Why Seeds is Not a Charity


Seeds is not a charity.

We’re not a charity, we’re not a nonprofit, we’re not an NGO. While we think many of those organizations are rad, we don’t belong in those categories. In fact, we don’t even think those categories always apply — we’re moving towards a world where these rigid definitions are starting to blend together. Seeds is a great example of that: we combine the best of all worlds, but at our core, we’re business. A high growth potential startup, to be exact.

Wait, what? I thought you were a vehicle for social good.

We are! Here’s a quick primer on how Seeds works:

Think of us as a Venmo or PayPal. When customers go to make an in-app purchase in one of our partner apps, users will pay through Seeds, which channels the money to our partner 4G Capital, a microloans institution in Africa that has provided $13.7 million in loans since its inception to entrepreneurs, 81% of which are women.

Here’s why we’re so powerful: Social good is the most effective way to get people to spend existing micro-amounts of money — $3 here, $10 there. As a result, Seeds inspires more spending, simultaneously helping others while solving a big problem for apps — 97% of all app users don’t buy anything, but Seeds users are up to 60% more likely to. Helping others and making money aren’t mutually exclusive. Under our approach, we create wins for everyone across the board, from the user making a socially conscious purchase to the appmaker earning more revenue to the lendee receiving a much-needed loan.

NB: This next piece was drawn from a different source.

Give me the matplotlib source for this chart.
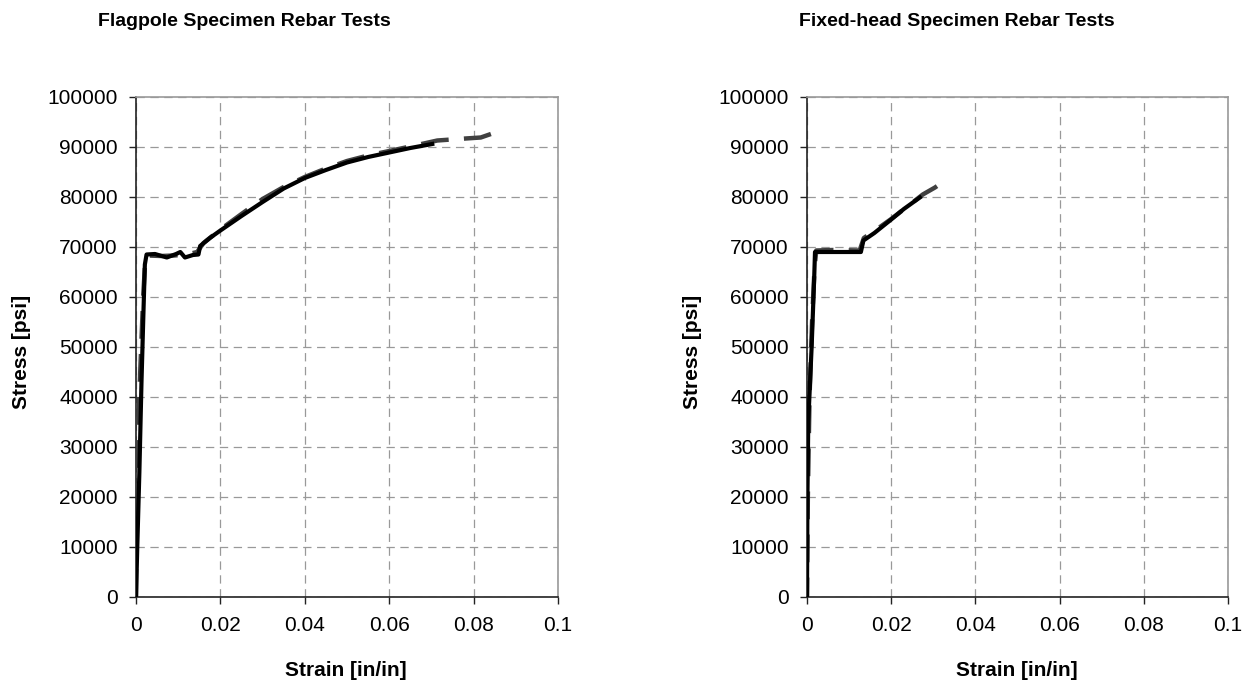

One of our microloan beneficiaries is Mary Maina, a Kenyan woman who’s been able to grow her bakery business from a one-person labor to a three-person operation. The proceeds go to provide, food, school supplies and health care for her three children. Microloans have made a real impact on Mary’s life, and they’re an easy way to channel a purchase you would have made anyway into capital for someone in need.

So it IS charity!

Not quite. A microloan is what it sounds like — a loan. It’s meant to be paid back, and our lendees do so at a rate of 98.5%. The money goes towards building economic capital for people who, for example, may be looking to expand their farm or kick off a weaving business. We’re increasing the amount of capital that’s available to people who have clear ideas of how to improve their economic circumstances. We’re also able to continue re-lending that capital in perpetuity, helping people over and over again.

Why microloans?

We wanted a solution that helps people sustainably. While it certainly makes sense to teach a man or woman to fish, that person ultimately needs a fishing pole, lure, tackle, bait — maybe even a boat. Microloans empower would-be fishers, farmers and business owners to procure what they already know they need. Many of our loan recipients say they don’t want charity. They don’t need a hand — they need capital to build out something they know is needed in their community. If Mary had never gotten access to our microloans, she never would have been able to grow her bakery to a thriving business. We provide that much-needed cash to people like Mary.

If Seeds is a for-profit, how do you make money?

The Seeds system is a win-win-win-win. There are four players: The appmaker, the user, the loan recipient and Seeds. Here’s how the system works for all of us:

Appmaker: Seeds increases in-app purchases by up to 60%, and our users spend 4x what normal buyers spend. The opportunity to do social good speaks to users in a big way, and it powers spending.

Users: Users get immense satisfaction and knowledge that they’re empowering motivated individuals in the developing world simply through the spending they do on fun — maybe it’s a meditation package on Aura or gems in Habitica — at either rate, they’re buying something they likely would have bought anyway, and contributing to social good in the process.

Loan recipients: Loan recipients get the cash infusion they need (sometimes all they need is $4!) to start a business, expand an enterprise or otherwise build an economic engine to sustain themselves and their families.

Seeds: Seeds takes a transaction fee for successfully inspiring a non-spender to start buying, and we share in the interest generated on the microloans.

Conclusion

Charities can be great, but Seeds isn’t one. If you want to make a difference through your everyday purchases, try an app that has Seeds embedded in it — Habitica, an awesome productivity app, Mini Golf Stars 2, a fun golf game, and Aura, the best meditation app for stress and anxiety, are three of our favorites. We’re excited about the potential to funnel millions of dollars to entrepreneurs both around the world and here at home, and can’t wait for you to be a part of our journey!